Entries with chart source code >>
++++++++++
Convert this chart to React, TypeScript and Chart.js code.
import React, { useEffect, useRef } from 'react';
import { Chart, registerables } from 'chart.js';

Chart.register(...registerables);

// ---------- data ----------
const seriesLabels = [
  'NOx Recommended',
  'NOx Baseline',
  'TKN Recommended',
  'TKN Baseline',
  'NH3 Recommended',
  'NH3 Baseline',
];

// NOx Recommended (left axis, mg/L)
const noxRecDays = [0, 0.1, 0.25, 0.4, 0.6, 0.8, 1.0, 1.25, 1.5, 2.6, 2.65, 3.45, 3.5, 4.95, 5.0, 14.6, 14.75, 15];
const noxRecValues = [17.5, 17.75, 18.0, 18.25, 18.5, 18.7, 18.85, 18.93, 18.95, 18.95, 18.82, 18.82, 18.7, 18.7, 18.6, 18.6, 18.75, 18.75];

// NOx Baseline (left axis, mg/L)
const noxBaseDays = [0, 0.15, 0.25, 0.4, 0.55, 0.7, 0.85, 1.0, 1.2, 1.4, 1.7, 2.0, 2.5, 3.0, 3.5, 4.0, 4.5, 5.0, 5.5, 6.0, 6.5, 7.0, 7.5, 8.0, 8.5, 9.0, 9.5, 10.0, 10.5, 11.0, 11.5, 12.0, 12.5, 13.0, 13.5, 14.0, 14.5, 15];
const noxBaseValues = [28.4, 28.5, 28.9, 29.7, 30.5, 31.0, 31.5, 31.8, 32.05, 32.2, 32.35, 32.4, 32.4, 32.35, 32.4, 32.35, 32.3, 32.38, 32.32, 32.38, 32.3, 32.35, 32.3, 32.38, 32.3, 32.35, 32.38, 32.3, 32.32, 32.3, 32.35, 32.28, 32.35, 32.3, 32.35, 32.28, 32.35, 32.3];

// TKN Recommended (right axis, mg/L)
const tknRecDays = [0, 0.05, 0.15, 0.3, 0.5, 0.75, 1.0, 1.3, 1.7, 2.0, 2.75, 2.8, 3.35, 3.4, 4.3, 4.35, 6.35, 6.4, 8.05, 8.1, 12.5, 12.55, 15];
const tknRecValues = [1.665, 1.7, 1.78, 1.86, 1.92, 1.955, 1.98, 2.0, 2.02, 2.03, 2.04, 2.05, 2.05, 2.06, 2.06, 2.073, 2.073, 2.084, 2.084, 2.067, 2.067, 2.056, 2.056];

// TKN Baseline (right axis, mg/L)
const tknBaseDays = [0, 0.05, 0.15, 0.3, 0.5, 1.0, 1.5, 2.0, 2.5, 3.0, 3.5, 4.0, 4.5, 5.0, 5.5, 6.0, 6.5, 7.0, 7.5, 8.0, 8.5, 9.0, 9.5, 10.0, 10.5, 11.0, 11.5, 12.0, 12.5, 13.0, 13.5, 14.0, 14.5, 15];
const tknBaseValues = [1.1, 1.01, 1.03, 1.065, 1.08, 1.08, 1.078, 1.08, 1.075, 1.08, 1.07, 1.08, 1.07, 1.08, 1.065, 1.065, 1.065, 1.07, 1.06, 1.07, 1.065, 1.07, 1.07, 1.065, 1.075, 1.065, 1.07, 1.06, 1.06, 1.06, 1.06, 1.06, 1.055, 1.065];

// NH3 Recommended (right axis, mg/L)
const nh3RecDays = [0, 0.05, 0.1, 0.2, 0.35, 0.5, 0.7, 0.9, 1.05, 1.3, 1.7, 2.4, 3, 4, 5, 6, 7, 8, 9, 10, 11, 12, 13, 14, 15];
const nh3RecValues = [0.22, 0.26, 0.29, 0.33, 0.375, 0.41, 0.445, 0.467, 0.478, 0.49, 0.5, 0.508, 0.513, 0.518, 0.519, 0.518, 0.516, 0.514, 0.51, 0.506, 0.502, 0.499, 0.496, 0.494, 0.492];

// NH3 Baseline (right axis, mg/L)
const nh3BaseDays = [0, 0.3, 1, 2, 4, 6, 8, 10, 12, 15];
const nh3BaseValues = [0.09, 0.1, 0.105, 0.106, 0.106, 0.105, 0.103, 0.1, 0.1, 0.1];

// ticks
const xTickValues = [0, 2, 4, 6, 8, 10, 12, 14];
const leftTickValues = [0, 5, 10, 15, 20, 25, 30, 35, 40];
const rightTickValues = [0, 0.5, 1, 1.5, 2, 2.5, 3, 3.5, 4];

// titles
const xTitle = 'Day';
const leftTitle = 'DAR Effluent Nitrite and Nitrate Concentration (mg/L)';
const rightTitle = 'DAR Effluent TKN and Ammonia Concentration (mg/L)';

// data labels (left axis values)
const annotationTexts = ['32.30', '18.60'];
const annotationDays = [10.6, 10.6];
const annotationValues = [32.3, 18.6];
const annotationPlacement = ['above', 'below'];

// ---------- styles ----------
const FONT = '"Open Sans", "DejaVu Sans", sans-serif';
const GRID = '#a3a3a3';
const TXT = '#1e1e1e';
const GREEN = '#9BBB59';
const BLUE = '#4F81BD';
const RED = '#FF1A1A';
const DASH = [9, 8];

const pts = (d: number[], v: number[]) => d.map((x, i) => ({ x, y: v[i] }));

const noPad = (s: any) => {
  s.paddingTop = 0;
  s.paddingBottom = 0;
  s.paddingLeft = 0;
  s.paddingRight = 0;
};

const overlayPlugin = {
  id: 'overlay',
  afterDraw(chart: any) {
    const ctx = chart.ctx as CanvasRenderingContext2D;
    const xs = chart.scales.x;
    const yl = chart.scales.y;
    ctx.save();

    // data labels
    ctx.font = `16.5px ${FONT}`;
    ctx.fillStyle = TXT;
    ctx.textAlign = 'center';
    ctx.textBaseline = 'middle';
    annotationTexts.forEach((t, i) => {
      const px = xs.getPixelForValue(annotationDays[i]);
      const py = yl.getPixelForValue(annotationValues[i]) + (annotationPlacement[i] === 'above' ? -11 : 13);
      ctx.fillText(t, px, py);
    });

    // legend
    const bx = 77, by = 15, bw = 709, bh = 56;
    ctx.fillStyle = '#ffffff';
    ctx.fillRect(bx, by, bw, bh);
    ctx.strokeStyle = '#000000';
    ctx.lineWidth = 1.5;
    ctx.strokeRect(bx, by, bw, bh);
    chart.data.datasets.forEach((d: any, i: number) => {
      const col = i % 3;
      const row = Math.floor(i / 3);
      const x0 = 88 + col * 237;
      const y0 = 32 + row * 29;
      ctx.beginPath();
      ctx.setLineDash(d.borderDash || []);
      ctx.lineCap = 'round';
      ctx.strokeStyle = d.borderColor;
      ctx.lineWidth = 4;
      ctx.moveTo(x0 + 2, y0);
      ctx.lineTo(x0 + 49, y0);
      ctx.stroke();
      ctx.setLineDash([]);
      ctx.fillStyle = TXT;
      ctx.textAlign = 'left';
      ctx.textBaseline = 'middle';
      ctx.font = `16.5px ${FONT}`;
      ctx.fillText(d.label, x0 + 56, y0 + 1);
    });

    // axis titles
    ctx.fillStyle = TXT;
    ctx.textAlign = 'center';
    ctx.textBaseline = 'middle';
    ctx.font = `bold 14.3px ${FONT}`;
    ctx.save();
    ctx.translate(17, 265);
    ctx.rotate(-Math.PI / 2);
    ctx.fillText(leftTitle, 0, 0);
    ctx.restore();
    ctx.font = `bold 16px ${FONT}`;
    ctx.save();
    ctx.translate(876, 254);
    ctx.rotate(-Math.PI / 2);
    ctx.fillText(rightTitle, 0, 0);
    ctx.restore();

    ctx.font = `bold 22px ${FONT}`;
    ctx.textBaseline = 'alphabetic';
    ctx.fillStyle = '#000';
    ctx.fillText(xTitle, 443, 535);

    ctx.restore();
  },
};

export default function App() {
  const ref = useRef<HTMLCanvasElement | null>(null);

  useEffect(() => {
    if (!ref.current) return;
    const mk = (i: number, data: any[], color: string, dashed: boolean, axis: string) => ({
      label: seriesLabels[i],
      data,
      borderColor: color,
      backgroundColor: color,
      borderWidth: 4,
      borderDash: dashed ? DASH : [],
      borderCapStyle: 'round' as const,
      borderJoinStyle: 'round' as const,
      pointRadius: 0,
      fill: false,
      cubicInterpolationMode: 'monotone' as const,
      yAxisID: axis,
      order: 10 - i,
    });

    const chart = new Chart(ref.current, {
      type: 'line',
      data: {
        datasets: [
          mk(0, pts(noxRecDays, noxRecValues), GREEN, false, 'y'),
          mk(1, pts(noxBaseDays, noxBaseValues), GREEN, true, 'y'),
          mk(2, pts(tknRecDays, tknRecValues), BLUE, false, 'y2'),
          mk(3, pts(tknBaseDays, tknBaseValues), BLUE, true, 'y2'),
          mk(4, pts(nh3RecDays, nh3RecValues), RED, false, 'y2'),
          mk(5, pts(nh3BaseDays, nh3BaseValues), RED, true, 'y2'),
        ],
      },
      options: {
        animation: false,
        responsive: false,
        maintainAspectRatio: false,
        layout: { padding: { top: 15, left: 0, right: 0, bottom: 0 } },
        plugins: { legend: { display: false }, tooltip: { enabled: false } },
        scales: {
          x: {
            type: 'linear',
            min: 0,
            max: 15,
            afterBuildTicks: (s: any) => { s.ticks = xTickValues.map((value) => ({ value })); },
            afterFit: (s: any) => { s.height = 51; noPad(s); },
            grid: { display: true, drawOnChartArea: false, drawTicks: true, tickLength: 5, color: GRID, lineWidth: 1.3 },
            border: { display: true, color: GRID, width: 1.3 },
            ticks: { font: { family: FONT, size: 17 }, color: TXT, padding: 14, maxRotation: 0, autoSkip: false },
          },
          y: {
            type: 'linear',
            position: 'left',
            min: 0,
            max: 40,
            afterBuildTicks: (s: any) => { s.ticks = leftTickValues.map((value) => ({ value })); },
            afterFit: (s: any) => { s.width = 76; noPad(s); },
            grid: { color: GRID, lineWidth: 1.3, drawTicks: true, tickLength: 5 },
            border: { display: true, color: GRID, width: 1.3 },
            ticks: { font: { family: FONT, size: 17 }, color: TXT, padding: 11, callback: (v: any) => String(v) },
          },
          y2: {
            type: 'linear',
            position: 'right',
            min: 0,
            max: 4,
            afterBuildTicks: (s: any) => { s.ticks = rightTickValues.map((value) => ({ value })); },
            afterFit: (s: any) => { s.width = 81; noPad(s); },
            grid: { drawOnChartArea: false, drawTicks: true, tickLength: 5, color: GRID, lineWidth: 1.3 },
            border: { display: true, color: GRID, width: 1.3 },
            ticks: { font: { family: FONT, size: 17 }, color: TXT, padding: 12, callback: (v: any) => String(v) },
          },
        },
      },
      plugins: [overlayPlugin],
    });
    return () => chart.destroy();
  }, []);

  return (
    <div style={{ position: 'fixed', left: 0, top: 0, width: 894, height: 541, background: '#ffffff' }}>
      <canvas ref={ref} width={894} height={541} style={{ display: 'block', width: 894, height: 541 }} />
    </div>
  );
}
++++++++++
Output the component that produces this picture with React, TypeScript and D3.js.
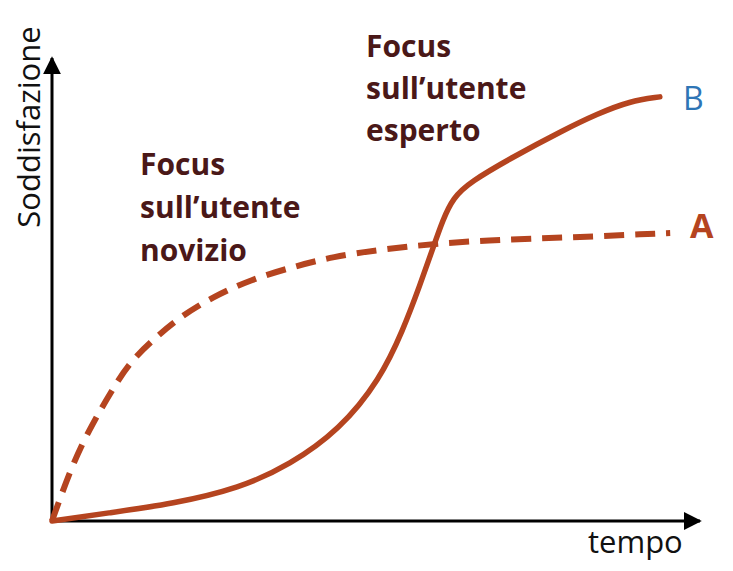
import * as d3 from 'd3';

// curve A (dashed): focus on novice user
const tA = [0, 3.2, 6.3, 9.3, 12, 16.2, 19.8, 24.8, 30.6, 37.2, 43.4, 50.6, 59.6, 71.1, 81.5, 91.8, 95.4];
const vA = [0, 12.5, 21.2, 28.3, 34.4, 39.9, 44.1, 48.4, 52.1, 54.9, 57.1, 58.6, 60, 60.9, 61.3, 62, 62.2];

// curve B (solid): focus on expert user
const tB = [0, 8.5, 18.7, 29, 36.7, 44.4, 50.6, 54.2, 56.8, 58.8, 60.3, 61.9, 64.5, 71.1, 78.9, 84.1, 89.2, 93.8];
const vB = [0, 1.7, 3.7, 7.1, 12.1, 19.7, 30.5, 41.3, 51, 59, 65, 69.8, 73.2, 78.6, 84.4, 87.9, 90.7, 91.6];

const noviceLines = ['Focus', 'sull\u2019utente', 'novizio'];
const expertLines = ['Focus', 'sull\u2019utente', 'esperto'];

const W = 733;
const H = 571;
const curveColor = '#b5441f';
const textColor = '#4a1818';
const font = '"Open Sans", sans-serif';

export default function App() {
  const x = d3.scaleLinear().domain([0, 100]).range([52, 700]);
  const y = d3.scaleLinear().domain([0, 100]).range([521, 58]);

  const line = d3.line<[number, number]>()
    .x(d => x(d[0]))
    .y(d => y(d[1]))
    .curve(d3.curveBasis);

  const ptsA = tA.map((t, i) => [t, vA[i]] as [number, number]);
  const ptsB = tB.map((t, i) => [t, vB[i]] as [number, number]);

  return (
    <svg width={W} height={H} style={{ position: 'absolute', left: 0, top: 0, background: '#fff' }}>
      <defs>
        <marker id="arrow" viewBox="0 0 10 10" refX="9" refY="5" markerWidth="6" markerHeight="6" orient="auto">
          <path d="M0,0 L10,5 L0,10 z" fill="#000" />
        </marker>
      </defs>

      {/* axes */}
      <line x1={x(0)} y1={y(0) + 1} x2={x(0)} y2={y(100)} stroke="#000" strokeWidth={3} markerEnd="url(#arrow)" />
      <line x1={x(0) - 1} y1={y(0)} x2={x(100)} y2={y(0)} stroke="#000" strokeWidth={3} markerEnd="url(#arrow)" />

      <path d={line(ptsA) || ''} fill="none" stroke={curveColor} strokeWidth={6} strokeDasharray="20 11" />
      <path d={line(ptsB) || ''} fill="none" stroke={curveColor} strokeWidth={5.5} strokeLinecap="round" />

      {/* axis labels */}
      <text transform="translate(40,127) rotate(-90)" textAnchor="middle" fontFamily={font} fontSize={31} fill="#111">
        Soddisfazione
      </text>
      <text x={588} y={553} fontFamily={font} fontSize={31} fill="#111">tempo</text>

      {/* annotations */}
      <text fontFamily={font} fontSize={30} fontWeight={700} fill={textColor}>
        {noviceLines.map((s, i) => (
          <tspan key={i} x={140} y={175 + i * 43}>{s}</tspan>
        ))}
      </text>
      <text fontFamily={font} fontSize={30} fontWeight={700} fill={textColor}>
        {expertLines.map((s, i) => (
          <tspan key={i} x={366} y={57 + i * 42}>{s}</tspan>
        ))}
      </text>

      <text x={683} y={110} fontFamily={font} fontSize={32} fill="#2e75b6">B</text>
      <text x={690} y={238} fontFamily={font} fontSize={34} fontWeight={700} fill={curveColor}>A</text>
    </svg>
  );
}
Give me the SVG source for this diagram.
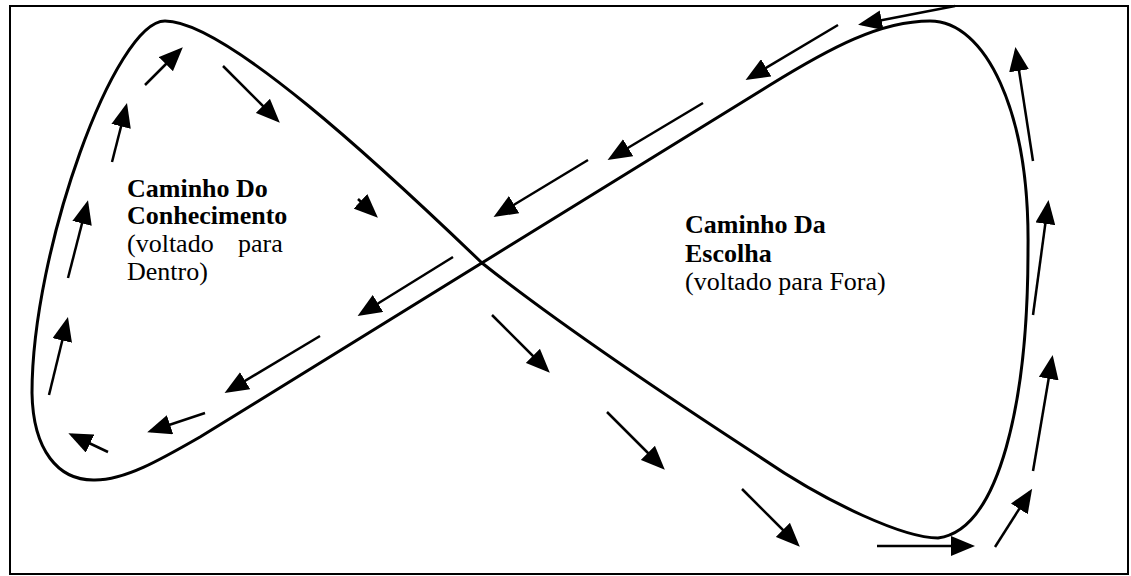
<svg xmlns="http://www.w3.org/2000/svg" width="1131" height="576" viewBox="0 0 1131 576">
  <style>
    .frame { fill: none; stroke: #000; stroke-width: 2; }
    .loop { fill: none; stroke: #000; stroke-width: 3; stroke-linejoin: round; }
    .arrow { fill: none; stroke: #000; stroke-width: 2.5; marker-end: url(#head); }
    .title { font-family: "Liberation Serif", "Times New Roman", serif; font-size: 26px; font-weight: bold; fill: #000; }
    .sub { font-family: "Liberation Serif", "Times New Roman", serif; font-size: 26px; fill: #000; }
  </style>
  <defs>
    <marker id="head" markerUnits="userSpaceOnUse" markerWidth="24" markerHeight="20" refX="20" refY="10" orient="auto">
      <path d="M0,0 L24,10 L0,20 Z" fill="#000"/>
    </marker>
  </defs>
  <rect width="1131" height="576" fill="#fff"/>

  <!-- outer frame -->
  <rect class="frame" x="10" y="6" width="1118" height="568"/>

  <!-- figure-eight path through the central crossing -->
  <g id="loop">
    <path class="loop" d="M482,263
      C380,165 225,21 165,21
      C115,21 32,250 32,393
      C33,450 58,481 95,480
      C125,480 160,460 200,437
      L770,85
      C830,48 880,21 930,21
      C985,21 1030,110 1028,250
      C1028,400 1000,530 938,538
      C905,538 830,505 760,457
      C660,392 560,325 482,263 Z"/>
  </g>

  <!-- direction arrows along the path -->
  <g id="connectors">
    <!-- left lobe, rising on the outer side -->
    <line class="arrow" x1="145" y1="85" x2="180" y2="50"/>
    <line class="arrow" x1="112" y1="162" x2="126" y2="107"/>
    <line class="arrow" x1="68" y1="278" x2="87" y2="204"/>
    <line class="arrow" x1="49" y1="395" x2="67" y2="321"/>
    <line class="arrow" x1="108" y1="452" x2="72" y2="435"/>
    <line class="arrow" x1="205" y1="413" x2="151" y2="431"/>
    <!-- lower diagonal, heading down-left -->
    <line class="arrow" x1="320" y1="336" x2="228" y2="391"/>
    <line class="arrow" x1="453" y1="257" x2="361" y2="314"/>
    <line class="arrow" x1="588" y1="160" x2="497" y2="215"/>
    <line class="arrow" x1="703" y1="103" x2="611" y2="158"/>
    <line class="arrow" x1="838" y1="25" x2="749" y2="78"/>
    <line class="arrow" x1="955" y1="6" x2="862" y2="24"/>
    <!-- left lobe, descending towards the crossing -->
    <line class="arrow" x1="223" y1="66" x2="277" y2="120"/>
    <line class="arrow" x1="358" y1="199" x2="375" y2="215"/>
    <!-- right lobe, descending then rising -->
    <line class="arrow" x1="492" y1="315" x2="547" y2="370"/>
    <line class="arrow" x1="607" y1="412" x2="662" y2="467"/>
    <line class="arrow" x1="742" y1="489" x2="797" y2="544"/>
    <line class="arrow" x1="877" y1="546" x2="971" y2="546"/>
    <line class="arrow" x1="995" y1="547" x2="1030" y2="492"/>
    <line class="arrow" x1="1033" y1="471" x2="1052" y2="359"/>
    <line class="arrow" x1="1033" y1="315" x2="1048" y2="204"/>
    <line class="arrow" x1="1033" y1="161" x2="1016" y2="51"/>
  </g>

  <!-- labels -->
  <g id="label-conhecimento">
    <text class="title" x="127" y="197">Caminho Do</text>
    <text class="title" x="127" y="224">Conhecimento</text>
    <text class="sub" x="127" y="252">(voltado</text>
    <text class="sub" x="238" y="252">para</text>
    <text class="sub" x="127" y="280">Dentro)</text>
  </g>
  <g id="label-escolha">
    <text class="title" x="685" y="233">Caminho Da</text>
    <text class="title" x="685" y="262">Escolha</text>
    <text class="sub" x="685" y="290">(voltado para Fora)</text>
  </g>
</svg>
++++++++++
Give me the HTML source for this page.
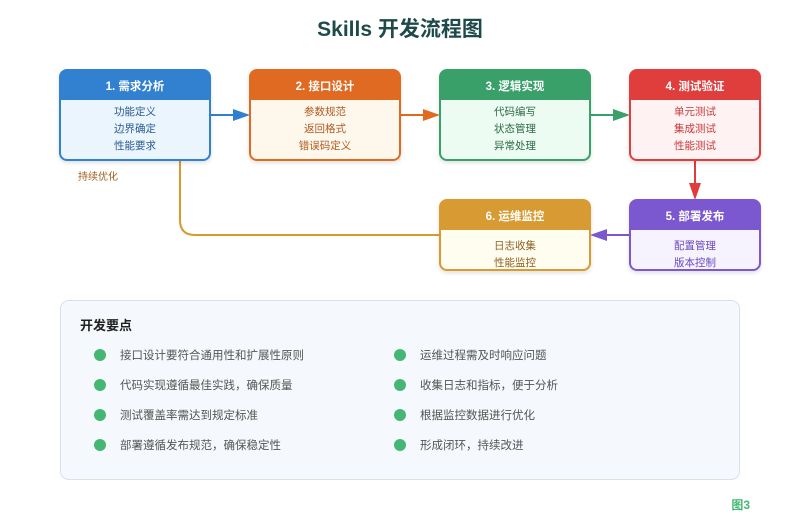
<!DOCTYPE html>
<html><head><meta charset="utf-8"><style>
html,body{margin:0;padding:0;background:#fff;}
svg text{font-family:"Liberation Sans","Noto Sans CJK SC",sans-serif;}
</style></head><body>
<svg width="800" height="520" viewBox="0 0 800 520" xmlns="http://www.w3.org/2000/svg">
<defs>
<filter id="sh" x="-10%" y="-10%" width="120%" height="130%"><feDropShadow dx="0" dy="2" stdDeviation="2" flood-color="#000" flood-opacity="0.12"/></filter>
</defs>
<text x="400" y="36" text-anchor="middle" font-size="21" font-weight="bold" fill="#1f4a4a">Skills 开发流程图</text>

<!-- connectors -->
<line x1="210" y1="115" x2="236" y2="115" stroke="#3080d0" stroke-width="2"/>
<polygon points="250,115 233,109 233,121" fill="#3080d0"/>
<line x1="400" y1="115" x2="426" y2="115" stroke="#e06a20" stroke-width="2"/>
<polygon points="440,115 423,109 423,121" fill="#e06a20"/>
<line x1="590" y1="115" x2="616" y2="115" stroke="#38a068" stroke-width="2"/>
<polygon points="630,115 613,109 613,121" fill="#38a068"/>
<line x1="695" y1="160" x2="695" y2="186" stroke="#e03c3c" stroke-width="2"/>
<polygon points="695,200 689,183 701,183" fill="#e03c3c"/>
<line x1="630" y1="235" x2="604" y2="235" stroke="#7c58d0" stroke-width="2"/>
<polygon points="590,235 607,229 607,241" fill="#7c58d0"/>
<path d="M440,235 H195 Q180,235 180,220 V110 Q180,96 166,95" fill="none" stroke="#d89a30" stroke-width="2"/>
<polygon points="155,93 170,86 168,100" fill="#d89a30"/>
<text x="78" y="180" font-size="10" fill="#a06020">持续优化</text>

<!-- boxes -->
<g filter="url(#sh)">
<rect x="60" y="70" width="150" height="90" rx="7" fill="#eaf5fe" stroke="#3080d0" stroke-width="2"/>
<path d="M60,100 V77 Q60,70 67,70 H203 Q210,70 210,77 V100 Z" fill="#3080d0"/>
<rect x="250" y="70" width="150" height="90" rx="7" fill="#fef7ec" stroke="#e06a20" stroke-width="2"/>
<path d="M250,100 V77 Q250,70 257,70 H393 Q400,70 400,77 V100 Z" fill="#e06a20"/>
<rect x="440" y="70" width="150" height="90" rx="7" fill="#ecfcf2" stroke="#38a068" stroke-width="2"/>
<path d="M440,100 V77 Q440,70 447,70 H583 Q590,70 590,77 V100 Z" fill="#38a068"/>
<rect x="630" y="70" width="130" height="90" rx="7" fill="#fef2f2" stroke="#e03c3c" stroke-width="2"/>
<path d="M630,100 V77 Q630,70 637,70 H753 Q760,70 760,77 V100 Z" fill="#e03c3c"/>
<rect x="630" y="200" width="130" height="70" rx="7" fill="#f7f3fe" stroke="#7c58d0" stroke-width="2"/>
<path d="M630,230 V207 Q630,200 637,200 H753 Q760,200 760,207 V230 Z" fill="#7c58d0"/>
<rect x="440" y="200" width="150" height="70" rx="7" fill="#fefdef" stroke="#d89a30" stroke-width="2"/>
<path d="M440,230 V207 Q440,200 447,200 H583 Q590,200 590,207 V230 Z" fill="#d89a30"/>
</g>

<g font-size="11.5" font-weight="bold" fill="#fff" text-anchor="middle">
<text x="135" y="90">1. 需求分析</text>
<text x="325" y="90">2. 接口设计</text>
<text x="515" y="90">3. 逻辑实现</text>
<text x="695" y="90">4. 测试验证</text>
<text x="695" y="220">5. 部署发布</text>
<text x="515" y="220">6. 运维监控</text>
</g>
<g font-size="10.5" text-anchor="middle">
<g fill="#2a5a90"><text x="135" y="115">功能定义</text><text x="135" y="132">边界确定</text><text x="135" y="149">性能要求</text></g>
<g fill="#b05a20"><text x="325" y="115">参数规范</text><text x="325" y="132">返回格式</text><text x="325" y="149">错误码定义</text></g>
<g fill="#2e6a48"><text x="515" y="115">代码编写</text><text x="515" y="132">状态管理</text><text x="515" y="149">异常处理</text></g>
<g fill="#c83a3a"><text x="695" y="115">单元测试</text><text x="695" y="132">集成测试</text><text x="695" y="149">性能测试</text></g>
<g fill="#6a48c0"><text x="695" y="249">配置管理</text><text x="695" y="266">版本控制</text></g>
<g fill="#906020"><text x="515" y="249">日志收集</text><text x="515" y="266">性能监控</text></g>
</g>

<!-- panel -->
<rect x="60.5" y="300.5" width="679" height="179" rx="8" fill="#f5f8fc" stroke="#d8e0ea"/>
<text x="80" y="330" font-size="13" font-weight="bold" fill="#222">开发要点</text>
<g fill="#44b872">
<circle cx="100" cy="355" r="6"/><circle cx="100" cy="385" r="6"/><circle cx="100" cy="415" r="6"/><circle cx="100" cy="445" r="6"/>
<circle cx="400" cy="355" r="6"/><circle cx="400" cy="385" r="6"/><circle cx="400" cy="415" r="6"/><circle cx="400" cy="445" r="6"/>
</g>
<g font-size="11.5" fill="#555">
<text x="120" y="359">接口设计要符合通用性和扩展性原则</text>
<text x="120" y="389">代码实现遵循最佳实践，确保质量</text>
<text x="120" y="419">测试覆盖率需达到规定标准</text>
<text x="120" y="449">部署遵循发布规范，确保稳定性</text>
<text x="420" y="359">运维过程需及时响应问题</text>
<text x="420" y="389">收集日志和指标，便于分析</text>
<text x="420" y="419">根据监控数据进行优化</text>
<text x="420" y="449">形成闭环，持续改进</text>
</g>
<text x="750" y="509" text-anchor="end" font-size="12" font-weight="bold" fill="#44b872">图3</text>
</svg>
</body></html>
++++++++++
Task directions >>
Start at the line with "Convert this chart" and stop after the line with "18.6, 18.75, 18.75];". Repeat exactly the lines in that range.

Correct output >>
Convert this chart to React, TypeScript and Chart.js code.
import React, { useEffect, useRef } from 'react';
import { Chart, registerables } from 'chart.js';

Chart.register(...registerables);

// ---------- data ----------
const seriesLabels = [
  'NOx Recommended',
  'NOx Baseline',
  'TKN Recommended',
  'TKN Baseline',
  'NH3 Recommended',
  'NH3 Baseline',
];

// NOx Recommended (left axis, mg/L)
const noxRecDays = [0, 0.1, 0.25, 0.4, 0.6, 0.8, 1.0, 1.25, 1.5, 2.6, 2.65, 3.45, 3.5, 4.95, 5.0, 14.6, 14.75, 15];
const noxRecValues = [17.5, 17.75, 18.0, 18.25, 18.5, 18.7, 18.85, 18.93, 18.95, 18.95, 18.82, 18.82, 18.7, 18.7, 18.6, 18.6, 18.75, 18.75];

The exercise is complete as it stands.